Records excerpted from a collection
>> begin

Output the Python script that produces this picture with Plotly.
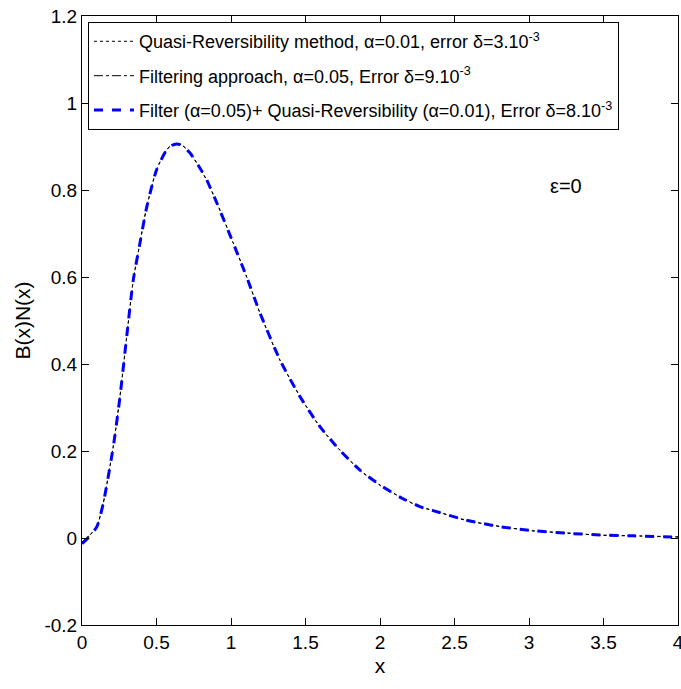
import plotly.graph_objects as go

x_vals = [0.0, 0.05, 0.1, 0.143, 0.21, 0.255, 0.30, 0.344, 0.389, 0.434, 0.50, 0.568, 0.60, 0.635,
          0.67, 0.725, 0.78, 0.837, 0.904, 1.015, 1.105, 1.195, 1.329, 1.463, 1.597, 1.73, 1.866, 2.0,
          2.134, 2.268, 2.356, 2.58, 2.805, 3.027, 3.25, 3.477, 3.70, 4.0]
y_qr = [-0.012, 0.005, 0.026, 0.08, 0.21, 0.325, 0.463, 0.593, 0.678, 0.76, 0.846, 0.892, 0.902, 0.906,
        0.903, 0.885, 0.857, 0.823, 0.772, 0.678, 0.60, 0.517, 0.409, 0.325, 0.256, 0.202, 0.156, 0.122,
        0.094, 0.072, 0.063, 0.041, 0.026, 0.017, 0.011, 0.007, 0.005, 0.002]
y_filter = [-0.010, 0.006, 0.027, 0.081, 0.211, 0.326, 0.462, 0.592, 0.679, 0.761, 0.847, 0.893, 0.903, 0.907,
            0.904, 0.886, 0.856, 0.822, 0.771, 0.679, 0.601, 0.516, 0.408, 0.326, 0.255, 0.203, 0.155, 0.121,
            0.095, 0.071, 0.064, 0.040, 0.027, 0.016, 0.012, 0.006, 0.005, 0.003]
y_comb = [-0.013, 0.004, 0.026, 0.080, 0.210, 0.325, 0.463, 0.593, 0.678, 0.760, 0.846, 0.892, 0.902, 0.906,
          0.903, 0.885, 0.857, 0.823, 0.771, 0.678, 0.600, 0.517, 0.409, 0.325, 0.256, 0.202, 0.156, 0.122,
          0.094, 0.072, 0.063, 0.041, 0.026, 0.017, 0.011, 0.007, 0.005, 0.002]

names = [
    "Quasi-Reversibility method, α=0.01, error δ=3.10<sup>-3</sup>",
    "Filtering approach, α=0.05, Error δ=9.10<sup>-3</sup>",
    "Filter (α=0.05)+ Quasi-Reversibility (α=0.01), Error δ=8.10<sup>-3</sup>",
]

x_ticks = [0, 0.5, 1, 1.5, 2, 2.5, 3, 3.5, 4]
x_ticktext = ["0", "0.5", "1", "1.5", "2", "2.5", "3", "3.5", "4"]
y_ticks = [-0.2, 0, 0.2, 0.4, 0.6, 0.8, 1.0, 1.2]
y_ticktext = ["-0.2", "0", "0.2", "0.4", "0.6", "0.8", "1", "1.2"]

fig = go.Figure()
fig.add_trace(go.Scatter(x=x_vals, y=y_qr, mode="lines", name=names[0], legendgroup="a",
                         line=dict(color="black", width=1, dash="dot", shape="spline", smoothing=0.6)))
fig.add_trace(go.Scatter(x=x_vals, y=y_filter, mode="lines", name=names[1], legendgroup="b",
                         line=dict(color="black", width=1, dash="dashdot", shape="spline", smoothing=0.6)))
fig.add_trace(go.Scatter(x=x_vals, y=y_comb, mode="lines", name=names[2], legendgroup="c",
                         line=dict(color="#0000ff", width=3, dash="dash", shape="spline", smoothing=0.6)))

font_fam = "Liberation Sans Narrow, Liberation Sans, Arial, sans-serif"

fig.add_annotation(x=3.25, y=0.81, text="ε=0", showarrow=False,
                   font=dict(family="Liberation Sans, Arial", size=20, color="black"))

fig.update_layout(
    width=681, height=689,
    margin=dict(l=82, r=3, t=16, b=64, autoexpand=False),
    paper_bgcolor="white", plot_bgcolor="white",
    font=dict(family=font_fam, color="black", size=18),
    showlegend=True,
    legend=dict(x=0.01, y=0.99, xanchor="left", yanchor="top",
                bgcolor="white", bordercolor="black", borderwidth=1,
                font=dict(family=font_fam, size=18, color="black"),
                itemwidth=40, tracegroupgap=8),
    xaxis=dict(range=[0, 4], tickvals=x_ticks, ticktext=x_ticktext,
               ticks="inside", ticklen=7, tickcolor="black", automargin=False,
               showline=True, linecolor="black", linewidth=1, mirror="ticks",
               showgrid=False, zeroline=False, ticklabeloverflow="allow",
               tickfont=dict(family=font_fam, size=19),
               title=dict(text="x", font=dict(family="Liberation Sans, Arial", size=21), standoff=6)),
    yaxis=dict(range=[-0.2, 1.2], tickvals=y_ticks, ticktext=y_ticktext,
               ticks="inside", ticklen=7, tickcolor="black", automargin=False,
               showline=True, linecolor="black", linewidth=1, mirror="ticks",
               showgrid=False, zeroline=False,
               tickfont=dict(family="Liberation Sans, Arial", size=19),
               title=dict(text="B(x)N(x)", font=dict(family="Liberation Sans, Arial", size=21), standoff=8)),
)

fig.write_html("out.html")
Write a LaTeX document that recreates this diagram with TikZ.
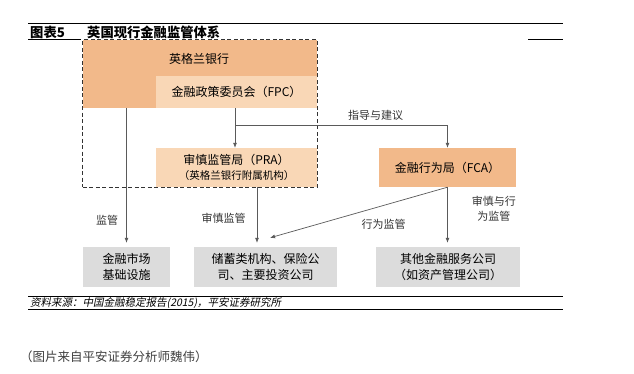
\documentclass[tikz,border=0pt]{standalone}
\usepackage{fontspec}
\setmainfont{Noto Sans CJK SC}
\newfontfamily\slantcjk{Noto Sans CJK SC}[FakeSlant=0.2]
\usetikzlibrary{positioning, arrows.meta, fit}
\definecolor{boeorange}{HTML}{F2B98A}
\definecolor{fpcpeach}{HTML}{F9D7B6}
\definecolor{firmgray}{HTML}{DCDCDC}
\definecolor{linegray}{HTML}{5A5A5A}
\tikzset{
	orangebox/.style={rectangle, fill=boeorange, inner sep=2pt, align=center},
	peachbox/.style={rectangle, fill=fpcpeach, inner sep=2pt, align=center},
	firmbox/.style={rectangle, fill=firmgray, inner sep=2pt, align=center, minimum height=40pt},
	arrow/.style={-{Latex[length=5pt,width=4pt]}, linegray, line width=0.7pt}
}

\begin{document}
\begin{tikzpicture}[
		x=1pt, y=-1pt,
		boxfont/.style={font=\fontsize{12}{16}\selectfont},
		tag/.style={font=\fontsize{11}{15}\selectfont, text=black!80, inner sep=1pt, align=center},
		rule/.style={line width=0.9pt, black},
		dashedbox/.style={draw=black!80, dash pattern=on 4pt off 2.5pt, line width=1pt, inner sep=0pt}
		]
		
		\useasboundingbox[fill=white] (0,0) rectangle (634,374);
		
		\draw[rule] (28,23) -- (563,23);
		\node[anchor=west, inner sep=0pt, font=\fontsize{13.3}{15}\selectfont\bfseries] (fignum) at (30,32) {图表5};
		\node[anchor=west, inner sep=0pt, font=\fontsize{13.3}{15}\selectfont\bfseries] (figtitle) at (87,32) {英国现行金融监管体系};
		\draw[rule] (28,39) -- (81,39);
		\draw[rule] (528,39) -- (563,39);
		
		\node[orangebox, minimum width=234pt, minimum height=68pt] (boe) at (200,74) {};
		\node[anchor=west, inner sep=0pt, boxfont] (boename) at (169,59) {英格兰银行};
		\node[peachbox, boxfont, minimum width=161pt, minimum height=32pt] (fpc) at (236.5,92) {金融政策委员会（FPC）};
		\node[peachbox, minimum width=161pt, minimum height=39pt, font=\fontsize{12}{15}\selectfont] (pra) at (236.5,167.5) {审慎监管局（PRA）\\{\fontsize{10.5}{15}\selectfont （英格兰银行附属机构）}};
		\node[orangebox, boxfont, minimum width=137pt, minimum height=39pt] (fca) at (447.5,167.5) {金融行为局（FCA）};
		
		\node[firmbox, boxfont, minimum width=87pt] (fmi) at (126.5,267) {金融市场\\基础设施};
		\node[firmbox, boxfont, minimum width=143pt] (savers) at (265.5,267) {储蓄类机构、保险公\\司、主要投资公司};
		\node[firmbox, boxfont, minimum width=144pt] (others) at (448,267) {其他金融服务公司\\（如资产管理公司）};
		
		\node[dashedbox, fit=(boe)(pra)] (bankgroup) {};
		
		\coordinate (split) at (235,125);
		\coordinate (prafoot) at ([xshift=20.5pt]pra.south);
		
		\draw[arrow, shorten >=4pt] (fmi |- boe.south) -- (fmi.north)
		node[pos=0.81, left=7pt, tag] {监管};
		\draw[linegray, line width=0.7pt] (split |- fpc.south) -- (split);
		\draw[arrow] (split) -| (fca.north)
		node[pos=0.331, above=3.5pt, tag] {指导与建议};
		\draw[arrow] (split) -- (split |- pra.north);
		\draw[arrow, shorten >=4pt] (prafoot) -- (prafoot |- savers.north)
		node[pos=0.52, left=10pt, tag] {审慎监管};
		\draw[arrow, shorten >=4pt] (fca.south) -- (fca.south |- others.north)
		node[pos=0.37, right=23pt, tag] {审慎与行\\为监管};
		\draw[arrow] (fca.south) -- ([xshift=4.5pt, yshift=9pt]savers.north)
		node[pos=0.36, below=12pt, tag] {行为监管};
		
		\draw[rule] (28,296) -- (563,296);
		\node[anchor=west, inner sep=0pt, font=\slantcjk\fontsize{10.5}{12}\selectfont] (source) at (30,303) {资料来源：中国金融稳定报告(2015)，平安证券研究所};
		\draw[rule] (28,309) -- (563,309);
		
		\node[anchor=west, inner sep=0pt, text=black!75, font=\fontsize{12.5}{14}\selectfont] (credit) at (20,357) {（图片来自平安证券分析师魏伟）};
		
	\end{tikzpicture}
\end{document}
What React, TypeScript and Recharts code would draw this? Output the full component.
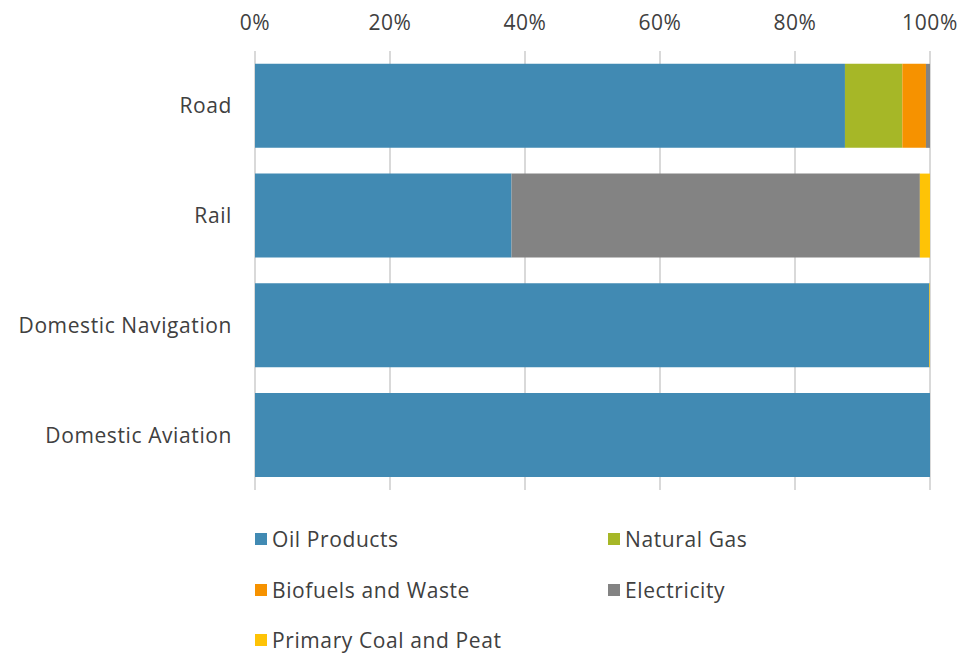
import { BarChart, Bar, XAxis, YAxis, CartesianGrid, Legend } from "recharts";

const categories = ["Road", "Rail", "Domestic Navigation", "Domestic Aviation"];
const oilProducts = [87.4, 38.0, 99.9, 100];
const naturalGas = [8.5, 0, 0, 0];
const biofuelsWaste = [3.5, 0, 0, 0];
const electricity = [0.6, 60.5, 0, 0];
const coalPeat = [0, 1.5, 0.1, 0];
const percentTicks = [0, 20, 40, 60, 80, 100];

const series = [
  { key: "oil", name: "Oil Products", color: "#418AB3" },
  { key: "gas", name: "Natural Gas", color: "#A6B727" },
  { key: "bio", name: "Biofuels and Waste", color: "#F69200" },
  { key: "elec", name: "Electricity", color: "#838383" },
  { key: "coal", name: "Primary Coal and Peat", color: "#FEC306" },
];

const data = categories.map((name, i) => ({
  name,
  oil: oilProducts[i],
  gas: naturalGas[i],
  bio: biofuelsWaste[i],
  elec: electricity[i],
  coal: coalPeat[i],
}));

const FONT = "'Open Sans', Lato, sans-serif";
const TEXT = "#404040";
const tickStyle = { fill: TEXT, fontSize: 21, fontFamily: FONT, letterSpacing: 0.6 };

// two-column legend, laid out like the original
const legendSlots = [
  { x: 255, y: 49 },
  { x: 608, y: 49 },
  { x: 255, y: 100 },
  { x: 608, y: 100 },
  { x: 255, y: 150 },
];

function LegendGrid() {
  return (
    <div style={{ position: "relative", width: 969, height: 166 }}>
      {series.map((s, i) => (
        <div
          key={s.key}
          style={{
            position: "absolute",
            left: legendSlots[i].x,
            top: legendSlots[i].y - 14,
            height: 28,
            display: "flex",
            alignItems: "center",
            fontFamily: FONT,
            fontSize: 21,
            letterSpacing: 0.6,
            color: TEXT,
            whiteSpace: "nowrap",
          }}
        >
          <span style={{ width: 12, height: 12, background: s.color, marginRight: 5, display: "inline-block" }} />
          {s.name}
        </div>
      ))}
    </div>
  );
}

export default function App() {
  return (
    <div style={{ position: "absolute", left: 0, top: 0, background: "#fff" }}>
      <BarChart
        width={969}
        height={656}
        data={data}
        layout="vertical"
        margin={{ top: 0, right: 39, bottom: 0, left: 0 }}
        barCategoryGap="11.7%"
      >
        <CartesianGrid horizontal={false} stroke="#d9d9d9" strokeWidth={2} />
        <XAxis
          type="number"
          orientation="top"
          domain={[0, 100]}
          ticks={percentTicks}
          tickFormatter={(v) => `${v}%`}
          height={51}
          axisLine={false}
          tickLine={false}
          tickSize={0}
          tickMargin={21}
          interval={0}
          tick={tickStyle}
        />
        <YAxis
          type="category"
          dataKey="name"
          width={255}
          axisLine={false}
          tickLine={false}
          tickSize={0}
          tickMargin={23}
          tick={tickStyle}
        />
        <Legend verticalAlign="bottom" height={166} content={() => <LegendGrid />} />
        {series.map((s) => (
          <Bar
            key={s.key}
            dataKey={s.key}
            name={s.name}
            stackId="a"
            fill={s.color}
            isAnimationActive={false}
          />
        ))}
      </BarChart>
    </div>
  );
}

>> end

## Task requirements
Which lines hold the word "that"? Copy every one of them.

## Solution to this problem
Output the Python script that produces this picture with Plotly.
Write a LaTeX document that recreates this diagram with TikZ.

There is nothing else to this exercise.